New Study Identifies Several Inherited Mutations in Autism
Until recently, although researchers observed that autism is somehow related to genetic transmission, only a handful of causes have been found. One of the main reasons why not enough data exists is because of the high variety of mutations that are behind the disease. However, a team of researchers from the Children’s Hospital in Boston managed to pinpoint some mutations through the use of whole-exome sequencing. Theirs studies were done on large Middle Eastern families that suffer from autism. Their study was just published in the journal Neuron.
According to the research team, they found that multiple genes that are implicated in different genetic syndromes may also suffer a less sever mutation and become the cause of autism. Tim Yu, Maria Chahrour and Christopher Walsh, the three leaders of the research team, began their study with three large families from the Middle East. Each family had at least two children who suffered from ASDs (Autism Spectrum Disorders). They searched each family for traces of recessive mutations. According to Dr Walsh, they investigated Middle Eastern families due to the fact that US families are usually smaller.The parents from all the three families that were investigated are first cousins. This is a common tradition in Middle Eastern families, and has aided the research greatly. Genetic mapping techniques were used to narrow the search to various specific chromosomal locations. This was followed by the sequencing of protein-coding genes (also known as whole-exome sequencing). The investigators discovered three new mutated genes that weren’t formerly associated with autism. However, one of these genes, the AMT gene, is associated with glycine encephalopathy, a very sever metabolic syndrome with exclusively neurological symptoms. The second gene, known as PEX7, is related to rhizomelic chondrodysplasia punctata, a genetic syndrome that causes seizures, congenital cataracts and death. The third gene, named SYNE1 is associated with severe motor problems and brain malformations. All these syndromes include either intellectual disabilities or autistic behavior, but neither are considered to be the primary symptom.
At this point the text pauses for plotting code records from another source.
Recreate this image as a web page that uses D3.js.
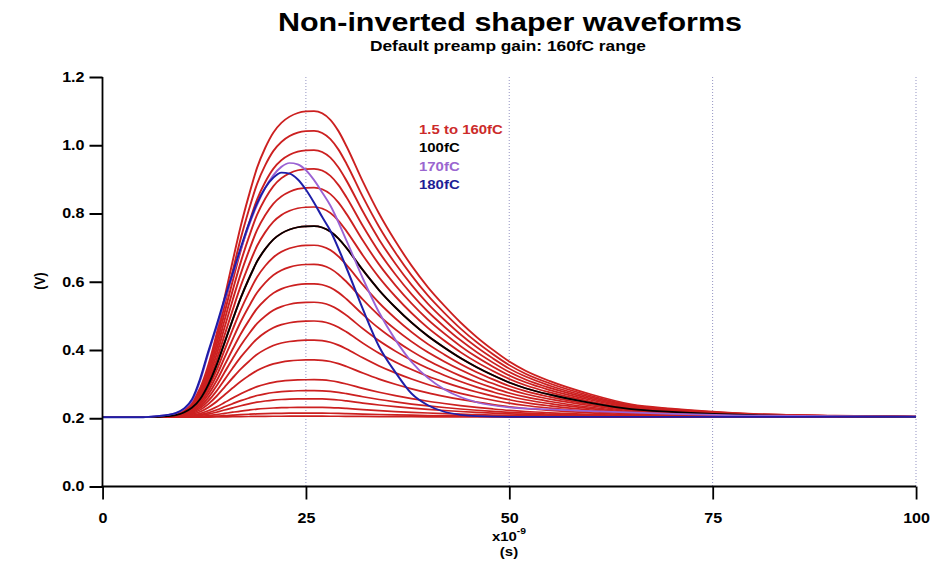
<!DOCTYPE html>
<html>
<head>
<meta charset="utf-8">
<script src="https://cdn.jsdelivr.net/npm/d3@7"></script>
<style>
  html, body { margin: 0; padding: 0; background: #fff; }
  svg { display: block; font-family: "Liberation Sans", Arial, sans-serif; }
</style>
</head>
<body>
<svg id="chart" width="932" height="566"></svg>
<script>
// ---------------- DATA ----------------
const titleText = "Non-inverted shaper waveforms";
const subtitleText = "Default preamp gain: 160fC range";
const xTicks = [0, 25, 50, 75, 100];
const yTicks = [0.0, 0.2, 0.4, 0.6, 0.8, 1.0, 1.2];
const legendLabels = ["1.5 to 160fC", "100fC", "170fC", "180fC"];

// sample times (ns) of the common (linear-region) pulse
const timeNs = [0, 5, 6, 7, 8, 9, 10, 11, 12, 13, 14, 15, 16, 17, 18, 19, 20, 21, 22, 23, 24, 25, 26, 27, 28, 29, 30,
                32, 34, 36, 38, 40, 42, 44, 46, 48, 50, 52, 55, 60, 65, 70, 75, 80, 90, 100];
// normalised pulse (fraction of each curve's peak above baseline)
const pulseShape = [0, 0, 0.001, 0.002, 0.005, 0.011, 0.025, 0.05, 0.095, 0.17, 0.27, 0.39, 0.51, 0.625, 0.725, 0.815,
                    0.88, 0.93, 0.962, 0.982, 0.994, 0.999, 1.0, 0.993, 0.972, 0.935, 0.885,
                    0.77, 0.665, 0.575, 0.495, 0.425, 0.365, 0.31, 0.262, 0.22, 0.182, 0.152, 0.118, 0.075,
                    0.042, 0.028, 0.018, 0.011, 0.005, 0.002];
const baselineV = 0.203;

// red family 1.5 to 160 fC : peak voltages read at the peak column
const redChargesFc = [1.5, 3, 5, 10, 15, 20, 30, 40, 50, 60, 70, 80, 90, 100, 110, 120, 130, 140, 150, 160];
const redPeakV = [0.206, 0.215, 0.232, 0.257, 0.281, 0.313, 0.371, 0.429, 0.485, 0.540, 0.594, 0.651, 0.707,
                  0.763, 0.819, 0.876, 0.931, 0.986, 1.042, 1.100];
// black 100 fC
const blackPeakV = 0.763;

// purple 170 fC
const purpleTimeNs = [0, 5, 6, 7, 8, 9, 10, 11, 12, 13, 14, 15, 16, 17, 18, 19, 20, 21, 22, 23, 24, 25, 26, 27, 28,
                      30, 32, 34, 36, 38, 40, 42, 44, 46, 50, 55, 60, 70, 80, 100];
const purpleV = [0.203, 0.203, 0.205, 0.207, 0.210, 0.215, 0.227, 0.252, 0.31, 0.39, 0.465, 0.545, 0.62, 0.695,
                 0.765, 0.825, 0.875, 0.912, 0.937, 0.948, 0.944, 0.927, 0.898, 0.862, 0.824,
                 0.72, 0.61, 0.51, 0.43, 0.365, 0.318, 0.285, 0.262, 0.247, 0.232, 0.226, 0.221, 0.213, 0.208, 0.205];

// blue 180 fC
const blueTimeNs = [0, 5, 6, 7, 8, 9, 10, 11, 12, 13, 14, 15, 16, 17, 18, 19, 20, 21, 22, 23, 24, 25, 26, 27, 28,
                    30, 32, 34, 36, 38, 40, 42, 44, 46, 50, 60, 80, 100];
const blueV = [0.203, 0.203, 0.205, 0.207, 0.210, 0.215, 0.228, 0.255, 0.315, 0.395, 0.47, 0.55, 0.625, 0.70,
               0.77, 0.83, 0.875, 0.905, 0.92, 0.917, 0.90, 0.87, 0.832, 0.79, 0.75,
               0.64, 0.52, 0.41, 0.335, 0.272, 0.238, 0.219, 0.21, 0.206, 0.204, 0.204, 0.204, 0.205];

// ---------------- DRAWING ----------------
const SX = 1.15;               // horizontal stretch of the original rendering
const W = 932, H = 566;
const colors = { red: "#cc2020", black: "#000000", purple: "#9a62d4", blue: "#1e1ea8", grid: "#8c8cbe" };
const FONT = '"Liberation Sans", Arial, sans-serif';

const svg = d3.select("#chart");
svg.append("rect").attr("width", W).attr("height", H).attr("fill", "#fff");
const root = svg.append("g").attr("transform", `scale(${SX},1)`);

const x = d3.scaleLinear().domain([0, 100]).range([102.5 / SX, 916 / SX]);
const y = d3.scaleLinear().domain([0, 1.2]).range([486.5, 77]);

// vertical dotted grid
root.append("g").selectAll("line").data(xTicks).join("line")
  .attr("x1", d => x(d)).attr("x2", d => x(d))
  .attr("y1", y(1.2)).attr("y2", y(0))
  .attr("stroke", colors.grid).attr("stroke-width", 1 / SX)
  .attr("stroke-dasharray", "1,2");

// series
const line = d3.line().x(d => x(d[0])).y(d => y(d[1])).curve(d3.curveMonotoneX);
const scaled = (peak) => timeNs.map((t, i) => [t, baselineV + (peak - baselineV) * pulseShape[i]]);

const redSeries = redPeakV.map((p, k) => ({ q: redChargesFc[k], pts: scaled(p) }));
root.append("g").selectAll("path").data(redSeries).join("path")
  .attr("d", d => line(d.pts)).attr("fill", "none")
  .attr("stroke", colors.red).attr("stroke-width", 1.7);

root.append("path").attr("d", line(scaled(blackPeakV)))
  .attr("fill", "none").attr("stroke", colors.black).attr("stroke-width", 1.7);

root.append("path").attr("d", line(purpleTimeNs.map((t, i) => [t, purpleV[i]])))
  .attr("fill", "none").attr("stroke", colors.purple).attr("stroke-width", 1.7);

root.append("path").attr("d", line(blueTimeNs.map((t, i) => [t, blueV[i]])))
  .attr("fill", "none").attr("stroke", colors.blue).attr("stroke-width", 1.8);

// axes
const yAxis = d3.axisLeft(y).tickValues(yTicks).tickFormat(d3.format(".1f"))
  .tickSize(13 / SX).tickSizeOuter(0).tickPadding(5 / SX);
const gy = root.append("g").attr("transform", `translate(${x(0)},0)`).call(yAxis);
gy.attr("font-family", FONT).attr("font-size", 14).attr("font-weight", "bold");
gy.select(".domain").attr("stroke", "#000").attr("stroke-width", 1.8 / SX)
  .attr("d", `M0,${y(1.2)}V${y(0) + 1}`);
gy.selectAll(".tick line").attr("stroke", "#000").attr("stroke-width", 2);
gy.selectAll(".tick text").attr("fill", "#000");

const xAxis = d3.axisBottom(x).tickValues(xTicks).tickFormat(d3.format("d"))
  .tickSize(13).tickSizeOuter(0).tickPadding(14);
const gx = root.append("g").attr("transform", `translate(0,${y(0)})`).call(xAxis);
gx.attr("font-family", FONT).attr("font-size", 14).attr("font-weight", "bold");
gx.select(".domain").attr("stroke", "#000").attr("stroke-width", 2)
  .attr("d", `M${x(0) - 0.8},0H${x(100)}`);
gx.selectAll(".tick line").attr("stroke", "#000").attr("stroke-width", 1.8 / SX);
gx.selectAll(".tick text").attr("fill", "#000");

// axis labels
const xl = root.append("text").attr("x", 509 / SX).attr("y", 541)
  .attr("text-anchor", "middle").attr("font-family", FONT).attr("font-weight", "bold")
  .attr("font-size", 13).attr("fill", "#000");
xl.append("tspan").text("x10");
xl.append("tspan").attr("dy", -7).attr("font-size", 9).text("-9");
root.append("text").attr("x", 509 / SX).attr("y", 556)
  .attr("text-anchor", "middle").attr("font-family", FONT).attr("font-weight", "bold")
  .attr("font-size", 13).attr("fill", "#000").text("(s)");
root.append("text")
  .attr("transform", `translate(${40 / SX},281) rotate(-90)`)
  .attr("text-anchor", "middle").attr("dy", "0.35em")
  .attr("font-family", FONT).attr("font-weight", "bold").attr("font-size", 13)
  .attr("fill", "#000").text("(V)");

// title & subtitle
root.append("text").attr("x", 510 / SX).attr("y", 31)
  .attr("text-anchor", "middle").attr("font-family", FONT).attr("font-weight", "bold")
  .attr("font-size", 26).attr("fill", "#000")
  .attr("textLength", 464 / SX).attr("lengthAdjust", "spacingAndGlyphs").text(titleText);
root.append("text").attr("x", 508 / SX).attr("y", 51)
  .attr("text-anchor", "middle").attr("font-family", FONT).attr("font-weight", "bold")
  .attr("font-size", 14.5).attr("fill", "#000")
  .attr("textLength", 276 / SX).attr("lengthAdjust", "spacingAndGlyphs").text(subtitleText);

// legend (text only)
const legendColors = ["#cc2a2a", "#000000", "#9a66d0", "#1e1e96"];
const legendY = [134, 152.5, 171, 189.5];
root.append("g").selectAll("text").data(legendLabels).join("text")
  .attr("x", 419 / SX).attr("y", (d, i) => legendY[i])
  .attr("font-family", FONT).attr("font-weight", "bold").attr("font-size", 13)
  .attr("fill", (d, i) => legendColors[i]).text(d => d);
</script>
</body>
</html>
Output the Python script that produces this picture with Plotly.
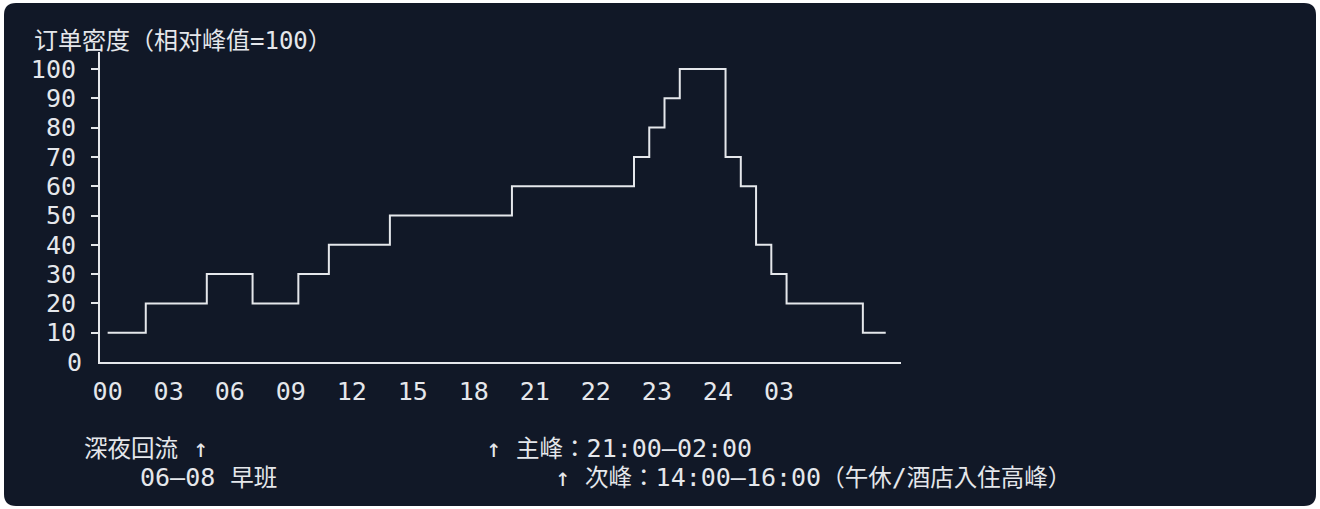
import plotly.graph_objects as go

W, H = 1320, 509
BG = "#111827"
FG = "#e5e7eb"
FONT = "DejaVu Sans Mono, Noto Sans CJK JP, monospace"

# ---- data (x in character columns of the text chart) ----
step_cols = [0.5, 3, 7, 10, 13, 15, 19, 27, 35, 36, 37, 38, 41, 42, 43, 44, 45, 50, 51.5]
levels = [10, 20, 30, 20, 30, 40, 50, 60, 70, 80, 90, 100, 70, 60, 40, 30, 20, 10, 10]

x_tick_cols = [0.5, 4.5, 8.5, 12.5, 16.5, 20.5, 24.5, 28.5, 32.5, 36.5, 40.5, 44.5]
x_tick_labels = ["00", "03", "06", "09", "12", "15", "18", "21", "22", "23", "24", "03"]
y_tick_vals = [10, 20, 30, 40, 50, 60, 70, 80, 90, 100]
y_tick_labels = ["10", "20", "30", "40", "50", "60", "70", "80", "90", "100"]
y_zero_vals = [0]
y_zero_labels = ["0"]

title_text = "订单密度（相对峰值=100）"
note_texts = [
    "深夜回流 ↑",
    "↑ 主峰：21:00–02:00",
    "06–08 早班",
    "↑ 次峰：14:00–16:00（午休/酒店入住高峰）",
]
note_px = [(82, 448), (484, 448), (138, 477), (553, 477)]


def px(x):
    return x / W


def py(y):
    return 1 - y / H


def is_wide(ch):
    o = ord(ch)
    return o >= 0x2E80 and not (0xFF61 <= o <= 0xFFDC)


def mixed(text, narrow=25, wide=23.5):
    out, run, cur = [], "", None
    for ch in text:
        w = is_wide(ch)
        if cur is None or w == cur:
            run += ch
        else:
            out.append((cur, run))
            run = ch
        cur = w
    if run:
        out.append((cur, run))
    return "".join(
        f'<span style="font-size:{wide if w else narrow}px">{r}</span>' for w, r in out
    )


fig = go.Figure()
fig.add_trace(go.Scatter(
    x=step_cols, y=levels, mode="lines",
    line=dict(shape="hv", color=FG, width=2),
    hoverinfo="skip", cliponaxis=False,
))
# empty trace so that the overlay axis carrying the "0" label is drawn
fig.add_trace(go.Scatter(
    x=[], y=[], yaxis="y2", mode="lines", hoverinfo="skip", showlegend=False,
))

# rounded dark card
x0, x1, y0, y1, r = 4, 1316, 3, 506, 12
path = (
    f"M {px(x0 + r)} {py(y0)} L {px(x1 - r)} {py(y0)} "
    f"Q {px(x1)} {py(y0)} {px(x1)} {py(y0 + r)} "
    f"L {px(x1)} {py(y1 - r)} Q {px(x1)} {py(y1)} {px(x1 - r)} {py(y1)} "
    f"L {px(x0 + r)} {py(y1)} Q {px(x0)} {py(y1)} {px(x0)} {py(y1 - r)} "
    f"L {px(x0)} {py(y0 + r)} Q {px(x0)} {py(y0)} {px(x0 + r)} {py(y0)} Z"
)
fig.add_shape(type="path", path=path, xref="paper", yref="paper",
              fillcolor=BG, line=dict(width=0), layer="below")

annotations = [dict(
    text=title_text, x=px(32), y=py(41), xref="paper", yref="paper",
    xanchor="left", yanchor="middle", showarrow=False,
    font=dict(family=FONT, size=24, color=FG),
)]
for t, (ax, ay) in zip(note_texts, note_px):
    annotations.append(dict(
        text=mixed(t), x=px(ax), y=py(ay), xref="paper", yref="paper",
        xanchor="left", yanchor="middle", showarrow=False,
        font=dict(family=FONT, size=25, color=FG),
    ))

fig.update_layout(
    width=W, height=H, autosize=False,
    margin=dict(l=0, r=0, t=0, b=0, pad=0),
    paper_bgcolor="white", plot_bgcolor="rgba(0,0,0,0)",
    showlegend=False,
    font=dict(family=FONT, size=25, color=FG),
    annotations=annotations,
    xaxis=dict(
        domain=[px(100), px(901)], range=[0, 52.5], automargin=False,
        showline=True, linecolor=FG, linewidth=2,
        showgrid=False, zeroline=False, ticks="",
        tickmode="array", tickvals=x_tick_cols, ticktext=x_tick_labels,
        tickfont=dict(family=FONT, size=25, color=FG),
        ticklabelstandoff=6, fixedrange=True,
    ),
    yaxis=dict(
        domain=[py(362), py(52)], range=[0, 105.8], automargin=False,
        showline=True, linecolor=FG, linewidth=2,
        showgrid=False, zeroline=False,
        ticks="outside", ticklen=7, tickwidth=2, tickcolor=FG,
        tickmode="array", tickvals=y_tick_vals, ticktext=y_tick_labels,
        tickfont=dict(family=FONT, size=25, color=FG),
        ticklabelstandoff=10, fixedrange=True,
    ),
    yaxis2=dict(
        overlaying="y", anchor="x", side="left", range=[0, 105.8],
        automargin=False,
        showline=False, showgrid=False, zeroline=False, ticks="",
        tickmode="array", tickvals=y_zero_vals, ticktext=y_zero_labels,
        tickfont=dict(family=FONT, size=25, color=FG),
        ticklabelstandoff=17, fixedrange=True,
    ),
)

fig.write_html("out.html", config={"displayModeBar": False},
               post_script="document.body.style.margin='0';")
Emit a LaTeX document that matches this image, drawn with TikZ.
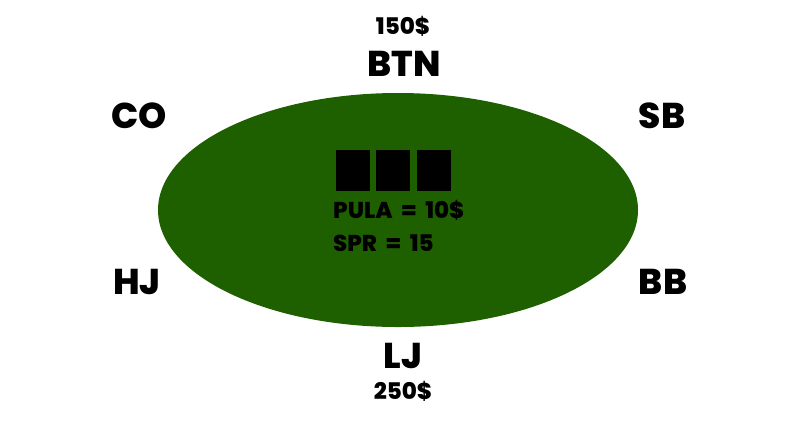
\documentclass[tikz,border=0pt]{standalone}
\usepackage{fontspec}
\setmainfont{Poppins}[BoldFont={Poppins ExtraBold}]
\newfontfamily\infofont{Poppins ExtraBold}[WordSpace=2]
\definecolor{tablegreen}{RGB}{30,95,0}

\begin{document}
\begin{tikzpicture}[x=1bp,y=-1bp,
        seat/.style={anchor=base,inner sep=0pt,font=\fontsize{36}{36}\selectfont\bfseries},
        stack/.style={anchor=base,inner sep=0pt,font=\fontsize{23}{23}\selectfont\bfseries},
        info/.style={anchor=base west,inner sep=0pt,font=\fontsize{23}{23}\infofont},
        card/.style={fill=black,inner sep=0pt,minimum width=34bp,minimum height=41bp}]
        \useasboundingbox (0,0) rectangle (800,420);
        \fill[tablegreen] (398,210) ellipse [x radius=240, y radius=117];
        \node (stackbtn) at (403,34) [stack] {150\$};
        \node (btn) at (404,76) [seat] {BTN};
        \node (co) at (139,128) [seat] {CO};
        \node (sb) at (662,128) [seat] {SB};
        \node (hj) at (137,294) [seat] {HJ};
        \node (bb) at (663,294) [seat] {BB};
        \node (lj) at (403,368) [seat] {LJ};
        \node (stacklj) at (403,399) [stack] {250\$};
        \node (flop1) at (353,170) [card] {};
        \node (flop2) at (393,170) [card] {};
        \node (flop3) at (434,170) [card] {};
        \node (pot) at (333,218) [info] {PULA = 10\$};
        \node (spr) at (333,251) [info] {SPR = 15};
\end{tikzpicture}
\end{document}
Maria Chahrour, the first author of the study, notes that their research is the first to link these three genes to autism. She added that “The AMT and PEX7 mutations weren’t picked up by standard tests for metabolic disorders, but when you’re able to sequence the entire exome, you can find them”. A total of 163 Middle Eastern families which had two or more children suffering from autism were included in the study. The scientists searched for different metabolic and genetic syndromes that affect the brain functions. A total of 70 genes were studied, all implicated in different syndromes. They used the same whole-exome sequencing technique in order to analyze the mutations of these genes, thus allowing them to discover several new mutations that can be linked to autism spectrum disorders. Researchers also linked the genes VPS13B, POMGNT1 and MECP2. The first gene is linked to the Cohen syndrome, the second gene is linked to several brain malformations, whilst the third gene is linked to Rett syndrome.
“We have textbook descriptions of all these diseases, but in real life, there can be atypical, milder presentations of the same disease,” says Yu, also a first author in the study. Along with the Middle Eastern families, researchers also investigated data from 612 families from the United States and found at least two gene mutations that were similar in both family cohorts. According to Yu, further studies will allow a rough estimation on the number of autism cases that follow this pattern.